---------- Dataset records

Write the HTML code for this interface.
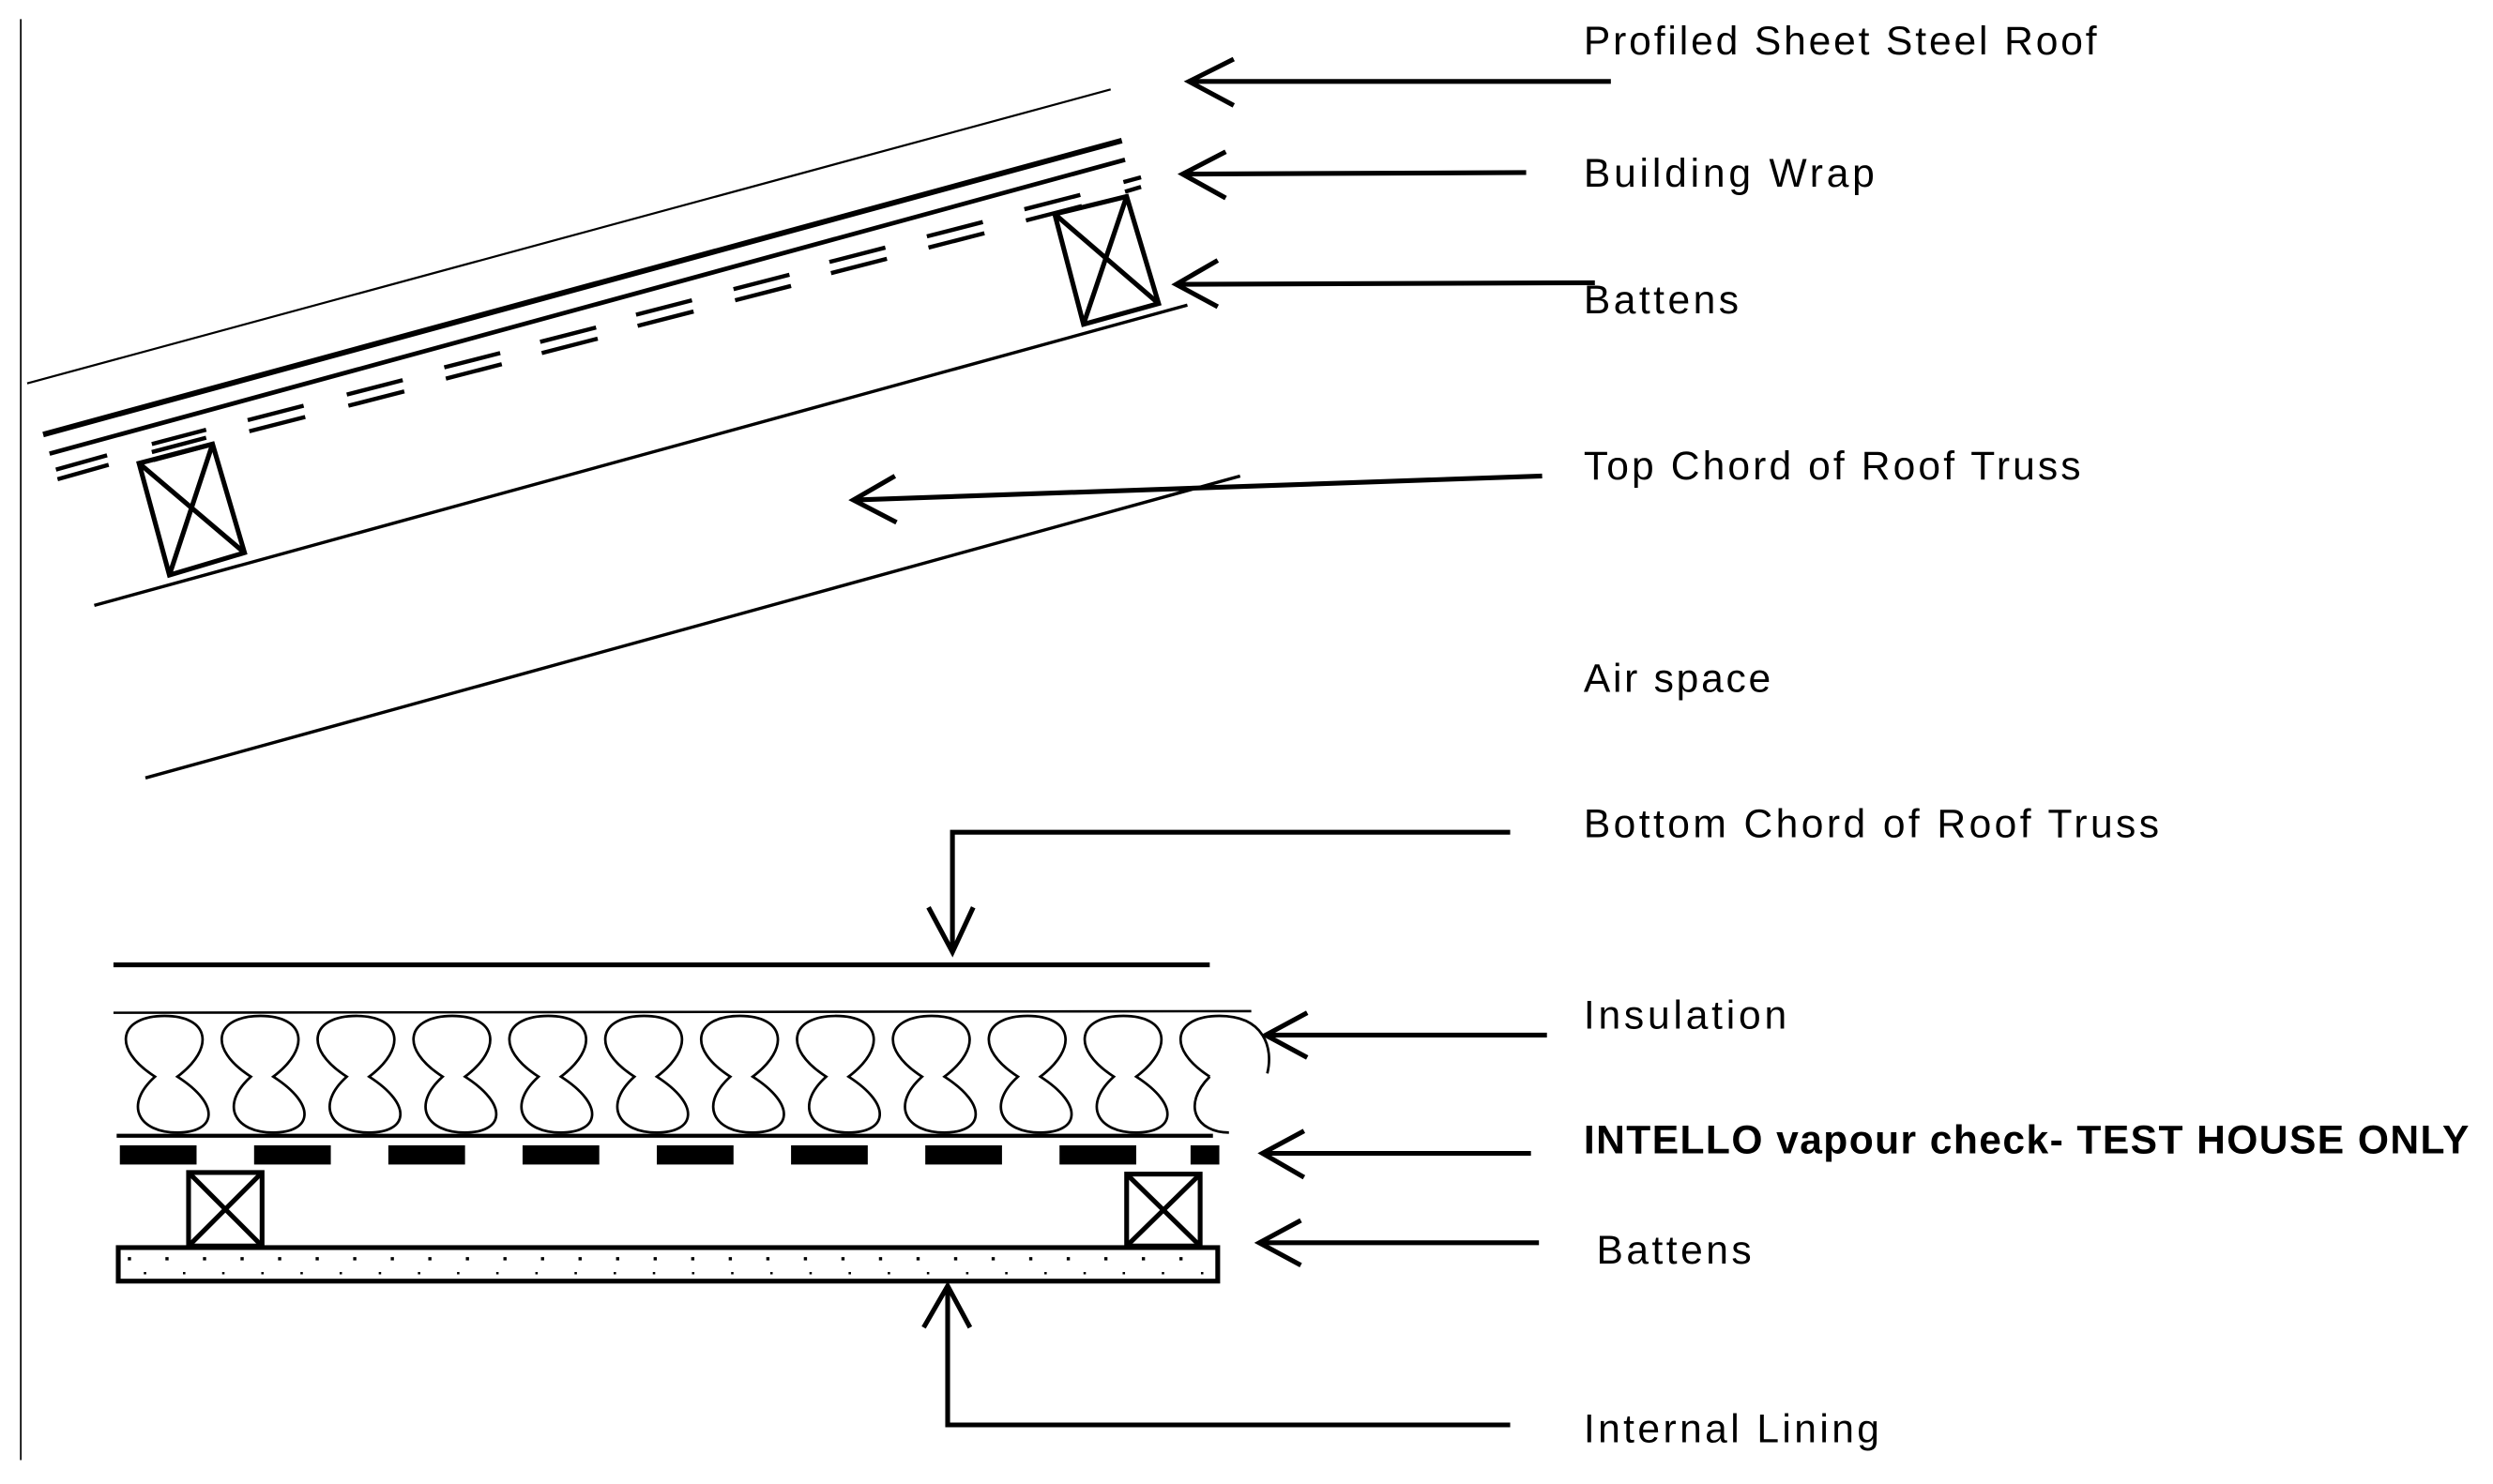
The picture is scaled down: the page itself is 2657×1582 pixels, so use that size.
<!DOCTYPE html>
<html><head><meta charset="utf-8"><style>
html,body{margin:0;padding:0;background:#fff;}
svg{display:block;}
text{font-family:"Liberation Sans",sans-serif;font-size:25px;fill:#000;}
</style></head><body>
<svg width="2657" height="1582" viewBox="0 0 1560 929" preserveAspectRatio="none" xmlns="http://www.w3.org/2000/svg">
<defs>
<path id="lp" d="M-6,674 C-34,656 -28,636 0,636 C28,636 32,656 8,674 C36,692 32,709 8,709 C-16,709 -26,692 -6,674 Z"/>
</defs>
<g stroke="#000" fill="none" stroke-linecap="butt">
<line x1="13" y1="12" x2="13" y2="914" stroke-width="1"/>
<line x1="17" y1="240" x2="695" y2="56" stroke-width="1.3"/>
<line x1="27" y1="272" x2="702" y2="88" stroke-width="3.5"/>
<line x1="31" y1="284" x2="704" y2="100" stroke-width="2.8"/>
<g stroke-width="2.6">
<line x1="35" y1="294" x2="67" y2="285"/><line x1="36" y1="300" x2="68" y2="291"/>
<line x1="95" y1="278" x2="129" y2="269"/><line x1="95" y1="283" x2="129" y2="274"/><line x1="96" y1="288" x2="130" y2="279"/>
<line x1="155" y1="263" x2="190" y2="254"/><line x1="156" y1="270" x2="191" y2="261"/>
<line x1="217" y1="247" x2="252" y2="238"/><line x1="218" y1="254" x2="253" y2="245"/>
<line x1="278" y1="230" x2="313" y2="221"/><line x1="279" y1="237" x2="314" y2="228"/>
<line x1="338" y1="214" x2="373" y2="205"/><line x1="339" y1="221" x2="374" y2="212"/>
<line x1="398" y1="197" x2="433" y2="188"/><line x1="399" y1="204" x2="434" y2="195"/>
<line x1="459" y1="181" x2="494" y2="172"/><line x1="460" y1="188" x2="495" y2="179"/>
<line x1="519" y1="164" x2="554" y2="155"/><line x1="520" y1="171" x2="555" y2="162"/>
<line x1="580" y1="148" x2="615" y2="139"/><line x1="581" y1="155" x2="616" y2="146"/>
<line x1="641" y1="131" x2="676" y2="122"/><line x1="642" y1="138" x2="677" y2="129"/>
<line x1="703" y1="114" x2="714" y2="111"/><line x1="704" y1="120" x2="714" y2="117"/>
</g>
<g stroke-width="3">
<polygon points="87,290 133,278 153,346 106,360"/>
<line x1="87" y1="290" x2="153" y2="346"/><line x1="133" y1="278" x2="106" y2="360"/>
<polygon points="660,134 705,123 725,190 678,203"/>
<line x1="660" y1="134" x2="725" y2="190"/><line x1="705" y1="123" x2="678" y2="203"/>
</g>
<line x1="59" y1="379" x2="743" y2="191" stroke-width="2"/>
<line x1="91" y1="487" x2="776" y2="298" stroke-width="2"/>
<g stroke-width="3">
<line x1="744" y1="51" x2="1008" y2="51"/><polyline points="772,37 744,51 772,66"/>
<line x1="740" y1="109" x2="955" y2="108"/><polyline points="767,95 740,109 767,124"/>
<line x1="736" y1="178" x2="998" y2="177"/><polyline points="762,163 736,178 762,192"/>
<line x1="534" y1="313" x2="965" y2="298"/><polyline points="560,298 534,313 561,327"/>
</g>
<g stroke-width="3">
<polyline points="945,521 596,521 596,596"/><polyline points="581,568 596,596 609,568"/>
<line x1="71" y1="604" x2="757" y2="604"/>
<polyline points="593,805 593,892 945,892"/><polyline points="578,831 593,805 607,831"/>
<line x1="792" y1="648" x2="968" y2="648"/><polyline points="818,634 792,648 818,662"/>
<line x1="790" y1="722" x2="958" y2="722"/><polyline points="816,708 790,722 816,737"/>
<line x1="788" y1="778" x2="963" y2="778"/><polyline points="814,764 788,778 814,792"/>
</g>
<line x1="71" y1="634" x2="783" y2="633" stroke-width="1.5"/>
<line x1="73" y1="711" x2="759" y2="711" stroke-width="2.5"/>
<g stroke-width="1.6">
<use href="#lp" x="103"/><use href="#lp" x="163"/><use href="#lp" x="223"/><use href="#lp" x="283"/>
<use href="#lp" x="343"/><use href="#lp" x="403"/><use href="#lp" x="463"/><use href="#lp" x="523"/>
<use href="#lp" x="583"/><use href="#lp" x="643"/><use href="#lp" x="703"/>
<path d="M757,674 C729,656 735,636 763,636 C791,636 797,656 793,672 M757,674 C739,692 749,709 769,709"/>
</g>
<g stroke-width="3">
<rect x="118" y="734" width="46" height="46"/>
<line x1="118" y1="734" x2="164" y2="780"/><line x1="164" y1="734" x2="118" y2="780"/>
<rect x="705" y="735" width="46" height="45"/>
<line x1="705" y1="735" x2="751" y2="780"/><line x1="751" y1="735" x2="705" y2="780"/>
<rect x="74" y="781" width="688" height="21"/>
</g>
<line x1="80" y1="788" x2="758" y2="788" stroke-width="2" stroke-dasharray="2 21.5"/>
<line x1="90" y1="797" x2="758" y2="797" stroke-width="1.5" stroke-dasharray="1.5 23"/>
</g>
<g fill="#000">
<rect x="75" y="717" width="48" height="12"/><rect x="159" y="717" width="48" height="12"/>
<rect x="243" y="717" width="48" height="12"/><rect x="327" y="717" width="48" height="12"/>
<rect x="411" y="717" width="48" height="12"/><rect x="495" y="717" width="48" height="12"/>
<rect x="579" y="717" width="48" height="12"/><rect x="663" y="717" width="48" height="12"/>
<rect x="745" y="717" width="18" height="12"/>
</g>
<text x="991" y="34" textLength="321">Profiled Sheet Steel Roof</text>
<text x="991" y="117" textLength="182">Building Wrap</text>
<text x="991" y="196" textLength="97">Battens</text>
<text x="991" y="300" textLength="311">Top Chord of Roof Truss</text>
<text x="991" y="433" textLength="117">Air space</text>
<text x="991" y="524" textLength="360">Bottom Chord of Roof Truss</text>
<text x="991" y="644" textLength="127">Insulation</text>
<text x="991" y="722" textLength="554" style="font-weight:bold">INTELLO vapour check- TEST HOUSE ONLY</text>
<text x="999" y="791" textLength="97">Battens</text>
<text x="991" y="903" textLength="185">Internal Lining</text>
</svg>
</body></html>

--------------------
---------- Dataset records

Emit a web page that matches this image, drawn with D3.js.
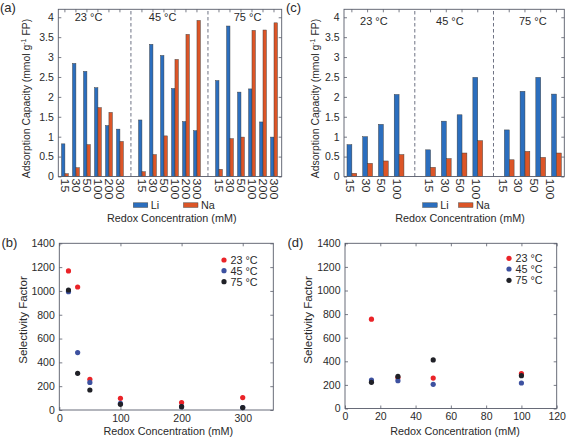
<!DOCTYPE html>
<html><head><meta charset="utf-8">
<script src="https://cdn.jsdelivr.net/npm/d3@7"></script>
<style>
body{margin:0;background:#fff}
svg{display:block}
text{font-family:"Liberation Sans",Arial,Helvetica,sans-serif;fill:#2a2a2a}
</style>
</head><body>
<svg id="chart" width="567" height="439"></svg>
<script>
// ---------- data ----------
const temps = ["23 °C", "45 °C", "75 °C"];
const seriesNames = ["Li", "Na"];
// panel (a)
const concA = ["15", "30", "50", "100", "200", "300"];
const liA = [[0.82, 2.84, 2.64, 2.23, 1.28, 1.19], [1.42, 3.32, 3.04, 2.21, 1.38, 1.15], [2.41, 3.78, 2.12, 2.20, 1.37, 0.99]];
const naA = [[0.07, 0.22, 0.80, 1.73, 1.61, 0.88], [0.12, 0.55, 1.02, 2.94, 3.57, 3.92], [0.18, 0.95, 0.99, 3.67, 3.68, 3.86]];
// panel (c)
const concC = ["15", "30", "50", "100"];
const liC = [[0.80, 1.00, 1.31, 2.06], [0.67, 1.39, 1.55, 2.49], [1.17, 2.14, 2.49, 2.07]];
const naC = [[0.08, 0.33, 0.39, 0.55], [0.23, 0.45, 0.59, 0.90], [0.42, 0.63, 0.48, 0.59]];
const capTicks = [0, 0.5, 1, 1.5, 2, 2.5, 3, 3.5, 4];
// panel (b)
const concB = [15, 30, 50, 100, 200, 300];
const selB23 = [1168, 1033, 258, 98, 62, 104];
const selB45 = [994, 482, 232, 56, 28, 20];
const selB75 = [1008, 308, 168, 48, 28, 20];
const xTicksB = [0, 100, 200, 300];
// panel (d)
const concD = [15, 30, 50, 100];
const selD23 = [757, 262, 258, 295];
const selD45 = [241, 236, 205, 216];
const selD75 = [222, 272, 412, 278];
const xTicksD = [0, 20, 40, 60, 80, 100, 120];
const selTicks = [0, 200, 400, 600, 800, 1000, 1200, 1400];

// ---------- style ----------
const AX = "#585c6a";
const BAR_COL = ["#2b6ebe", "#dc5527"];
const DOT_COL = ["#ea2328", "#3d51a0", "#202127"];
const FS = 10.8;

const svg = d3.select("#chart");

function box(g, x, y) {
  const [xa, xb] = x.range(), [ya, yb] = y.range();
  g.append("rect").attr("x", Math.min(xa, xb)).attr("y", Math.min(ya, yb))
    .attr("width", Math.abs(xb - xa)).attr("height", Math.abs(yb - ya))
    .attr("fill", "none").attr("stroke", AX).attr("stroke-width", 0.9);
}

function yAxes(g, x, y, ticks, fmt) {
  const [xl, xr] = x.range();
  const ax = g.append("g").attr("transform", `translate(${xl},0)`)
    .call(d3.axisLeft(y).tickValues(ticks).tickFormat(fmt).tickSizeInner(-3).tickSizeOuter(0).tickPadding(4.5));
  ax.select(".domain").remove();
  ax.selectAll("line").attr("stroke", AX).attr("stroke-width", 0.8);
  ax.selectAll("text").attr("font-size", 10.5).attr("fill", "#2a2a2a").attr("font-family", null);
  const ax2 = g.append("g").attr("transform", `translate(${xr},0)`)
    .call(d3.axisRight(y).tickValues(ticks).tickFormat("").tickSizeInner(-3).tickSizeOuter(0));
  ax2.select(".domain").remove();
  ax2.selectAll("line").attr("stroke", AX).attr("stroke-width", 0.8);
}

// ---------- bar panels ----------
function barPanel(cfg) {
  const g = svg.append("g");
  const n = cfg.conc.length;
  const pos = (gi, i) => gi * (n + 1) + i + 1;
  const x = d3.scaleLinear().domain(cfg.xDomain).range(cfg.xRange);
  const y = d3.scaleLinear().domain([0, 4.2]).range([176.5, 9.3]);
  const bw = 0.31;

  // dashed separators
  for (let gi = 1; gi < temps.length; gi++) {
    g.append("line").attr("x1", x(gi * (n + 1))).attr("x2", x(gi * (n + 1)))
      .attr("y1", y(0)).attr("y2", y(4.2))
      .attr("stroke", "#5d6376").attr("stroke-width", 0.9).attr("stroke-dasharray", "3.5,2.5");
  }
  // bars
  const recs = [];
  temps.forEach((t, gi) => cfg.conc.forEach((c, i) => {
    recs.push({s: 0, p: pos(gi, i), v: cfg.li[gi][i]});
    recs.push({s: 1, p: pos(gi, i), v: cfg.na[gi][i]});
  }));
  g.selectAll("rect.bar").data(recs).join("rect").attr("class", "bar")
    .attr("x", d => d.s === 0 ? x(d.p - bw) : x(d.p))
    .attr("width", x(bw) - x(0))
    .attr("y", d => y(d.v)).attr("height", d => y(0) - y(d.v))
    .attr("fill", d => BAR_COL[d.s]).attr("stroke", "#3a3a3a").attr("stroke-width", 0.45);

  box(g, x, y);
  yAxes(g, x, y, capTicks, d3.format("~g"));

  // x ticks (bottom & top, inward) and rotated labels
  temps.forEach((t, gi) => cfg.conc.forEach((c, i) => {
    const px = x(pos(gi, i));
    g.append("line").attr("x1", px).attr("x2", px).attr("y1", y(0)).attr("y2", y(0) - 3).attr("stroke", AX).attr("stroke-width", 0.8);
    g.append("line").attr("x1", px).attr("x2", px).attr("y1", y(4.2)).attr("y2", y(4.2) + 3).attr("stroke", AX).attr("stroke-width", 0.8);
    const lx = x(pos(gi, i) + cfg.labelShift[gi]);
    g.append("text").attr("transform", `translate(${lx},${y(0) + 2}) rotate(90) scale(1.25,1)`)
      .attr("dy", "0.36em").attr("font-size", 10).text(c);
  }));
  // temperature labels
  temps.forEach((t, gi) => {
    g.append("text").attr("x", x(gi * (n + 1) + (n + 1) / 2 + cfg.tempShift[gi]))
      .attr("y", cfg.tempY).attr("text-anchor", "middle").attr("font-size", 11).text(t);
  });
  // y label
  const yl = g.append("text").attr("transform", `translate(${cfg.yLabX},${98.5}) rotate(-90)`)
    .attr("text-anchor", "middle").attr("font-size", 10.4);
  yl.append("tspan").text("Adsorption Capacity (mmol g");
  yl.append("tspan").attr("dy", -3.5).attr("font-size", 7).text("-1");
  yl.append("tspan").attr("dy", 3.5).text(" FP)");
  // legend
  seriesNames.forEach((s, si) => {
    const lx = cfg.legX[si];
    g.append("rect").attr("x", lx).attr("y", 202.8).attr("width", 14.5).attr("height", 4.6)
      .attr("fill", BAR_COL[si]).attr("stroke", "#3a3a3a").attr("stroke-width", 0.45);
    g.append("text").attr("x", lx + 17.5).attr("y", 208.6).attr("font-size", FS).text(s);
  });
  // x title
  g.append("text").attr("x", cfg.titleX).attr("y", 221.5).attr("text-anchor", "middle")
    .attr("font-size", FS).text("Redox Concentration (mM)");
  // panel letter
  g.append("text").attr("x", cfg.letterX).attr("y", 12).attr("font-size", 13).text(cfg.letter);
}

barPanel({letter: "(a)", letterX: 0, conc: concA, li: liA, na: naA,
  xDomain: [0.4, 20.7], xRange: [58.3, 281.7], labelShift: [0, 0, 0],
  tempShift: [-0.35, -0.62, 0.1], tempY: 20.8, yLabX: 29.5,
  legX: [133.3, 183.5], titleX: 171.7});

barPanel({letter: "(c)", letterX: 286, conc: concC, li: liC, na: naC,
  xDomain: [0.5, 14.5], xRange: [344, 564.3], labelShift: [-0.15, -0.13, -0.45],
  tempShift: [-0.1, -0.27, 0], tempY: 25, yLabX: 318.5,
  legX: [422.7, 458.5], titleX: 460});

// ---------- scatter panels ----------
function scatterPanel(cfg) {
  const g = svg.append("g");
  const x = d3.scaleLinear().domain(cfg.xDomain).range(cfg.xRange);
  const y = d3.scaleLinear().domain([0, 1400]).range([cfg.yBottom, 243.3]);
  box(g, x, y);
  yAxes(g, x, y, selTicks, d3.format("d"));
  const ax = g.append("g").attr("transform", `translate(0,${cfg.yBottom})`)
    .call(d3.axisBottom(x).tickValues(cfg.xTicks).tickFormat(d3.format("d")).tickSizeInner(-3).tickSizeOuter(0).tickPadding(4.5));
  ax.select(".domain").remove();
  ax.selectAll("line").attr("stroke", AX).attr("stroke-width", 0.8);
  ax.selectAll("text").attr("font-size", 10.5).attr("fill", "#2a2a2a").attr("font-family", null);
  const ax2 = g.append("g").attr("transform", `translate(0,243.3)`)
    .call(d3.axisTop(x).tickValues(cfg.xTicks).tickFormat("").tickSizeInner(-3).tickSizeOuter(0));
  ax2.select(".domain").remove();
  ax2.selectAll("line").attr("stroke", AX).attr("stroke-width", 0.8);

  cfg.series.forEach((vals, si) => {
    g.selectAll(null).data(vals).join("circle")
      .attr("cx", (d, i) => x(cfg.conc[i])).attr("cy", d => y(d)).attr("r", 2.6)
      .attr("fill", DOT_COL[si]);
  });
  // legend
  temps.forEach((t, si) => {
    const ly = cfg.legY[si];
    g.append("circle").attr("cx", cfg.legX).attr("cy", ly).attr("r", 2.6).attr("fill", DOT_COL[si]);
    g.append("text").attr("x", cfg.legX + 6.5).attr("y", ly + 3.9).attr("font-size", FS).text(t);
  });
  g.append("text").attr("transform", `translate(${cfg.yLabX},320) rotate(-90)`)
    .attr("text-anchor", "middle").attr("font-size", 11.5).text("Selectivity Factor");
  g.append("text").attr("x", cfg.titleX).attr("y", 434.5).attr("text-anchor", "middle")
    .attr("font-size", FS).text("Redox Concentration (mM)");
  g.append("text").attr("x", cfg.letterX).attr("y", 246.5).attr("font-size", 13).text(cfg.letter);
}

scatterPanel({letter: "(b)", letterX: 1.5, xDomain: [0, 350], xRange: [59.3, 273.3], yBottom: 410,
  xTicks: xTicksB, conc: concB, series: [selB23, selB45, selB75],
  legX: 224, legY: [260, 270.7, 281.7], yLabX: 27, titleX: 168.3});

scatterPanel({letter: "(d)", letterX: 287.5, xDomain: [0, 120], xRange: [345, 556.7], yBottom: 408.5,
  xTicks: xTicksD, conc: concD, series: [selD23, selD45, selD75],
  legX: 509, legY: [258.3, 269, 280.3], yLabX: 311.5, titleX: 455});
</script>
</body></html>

--------------------

Challenge:
Pick each line holding the word "that" out of the listing.

Correct answer:
The picture is scaled down: the page itself is 2657×1582 pixels, so use that size.
Emit a web page that matches this image, drawn with D3.js.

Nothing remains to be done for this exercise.